-- Information supplied --
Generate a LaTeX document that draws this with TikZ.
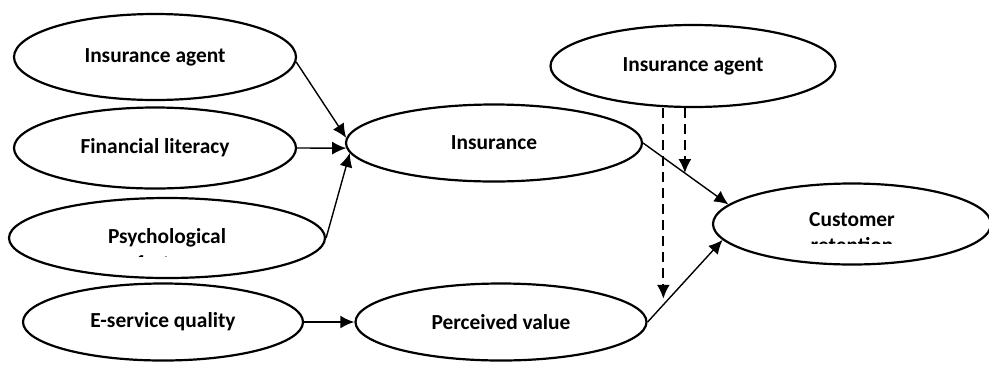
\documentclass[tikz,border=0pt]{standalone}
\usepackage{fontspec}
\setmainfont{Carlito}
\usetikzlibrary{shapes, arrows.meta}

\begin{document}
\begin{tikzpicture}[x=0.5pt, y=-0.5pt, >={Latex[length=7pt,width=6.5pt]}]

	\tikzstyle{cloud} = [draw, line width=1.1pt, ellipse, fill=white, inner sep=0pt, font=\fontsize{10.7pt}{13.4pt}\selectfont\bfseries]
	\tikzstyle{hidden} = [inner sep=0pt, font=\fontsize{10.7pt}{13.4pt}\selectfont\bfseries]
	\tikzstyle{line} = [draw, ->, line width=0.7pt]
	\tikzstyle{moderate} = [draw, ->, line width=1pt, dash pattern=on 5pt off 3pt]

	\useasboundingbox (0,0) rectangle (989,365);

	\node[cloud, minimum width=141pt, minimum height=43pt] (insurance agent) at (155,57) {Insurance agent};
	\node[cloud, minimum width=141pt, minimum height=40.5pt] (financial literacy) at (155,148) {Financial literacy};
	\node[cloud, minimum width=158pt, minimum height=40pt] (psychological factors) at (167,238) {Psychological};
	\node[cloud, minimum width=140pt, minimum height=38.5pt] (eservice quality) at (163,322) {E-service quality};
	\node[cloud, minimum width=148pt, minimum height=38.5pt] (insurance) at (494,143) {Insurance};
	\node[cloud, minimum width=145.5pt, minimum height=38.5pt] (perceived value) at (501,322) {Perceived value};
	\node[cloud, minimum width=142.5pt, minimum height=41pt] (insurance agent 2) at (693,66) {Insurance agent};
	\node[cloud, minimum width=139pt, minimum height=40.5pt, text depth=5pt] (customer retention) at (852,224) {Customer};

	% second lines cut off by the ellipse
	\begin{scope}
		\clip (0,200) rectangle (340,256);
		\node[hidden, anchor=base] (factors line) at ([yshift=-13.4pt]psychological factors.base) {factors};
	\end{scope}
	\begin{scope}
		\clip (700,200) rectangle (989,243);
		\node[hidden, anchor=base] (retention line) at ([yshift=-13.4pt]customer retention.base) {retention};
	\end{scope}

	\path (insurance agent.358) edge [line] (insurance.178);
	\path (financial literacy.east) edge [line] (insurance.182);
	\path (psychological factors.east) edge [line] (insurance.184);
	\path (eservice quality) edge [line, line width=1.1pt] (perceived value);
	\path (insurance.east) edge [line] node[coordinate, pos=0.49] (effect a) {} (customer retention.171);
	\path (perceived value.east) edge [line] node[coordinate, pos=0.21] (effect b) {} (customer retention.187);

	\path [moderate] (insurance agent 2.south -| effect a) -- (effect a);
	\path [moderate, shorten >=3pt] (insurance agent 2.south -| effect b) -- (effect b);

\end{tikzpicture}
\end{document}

-- The exercise --
Go from the first line of the listing to the line holding "(0,0) rectangle (989,365);" and, please, transcribe those lines exactly, both included, with no pictures.

-- Result below --
Generate a LaTeX document that draws this with TikZ.
\documentclass[tikz,border=0pt]{standalone}
\usepackage{fontspec}
\setmainfont{Carlito}
\usetikzlibrary{shapes, arrows.meta}

\begin{document}
\begin{tikzpicture}[x=0.5pt, y=-0.5pt, >={Latex[length=7pt,width=6.5pt]}]

	\tikzstyle{cloud} = [draw, line width=1.1pt, ellipse, fill=white, inner sep=0pt, font=\fontsize{10.7pt}{13.4pt}\selectfont\bfseries]
	\tikzstyle{hidden} = [inner sep=0pt, font=\fontsize{10.7pt}{13.4pt}\selectfont\bfseries]
	\tikzstyle{line} = [draw, ->, line width=0.7pt]
	\tikzstyle{moderate} = [draw, ->, line width=1pt, dash pattern=on 5pt off 3pt]

	\useasboundingbox (0,0) rectangle (989,365);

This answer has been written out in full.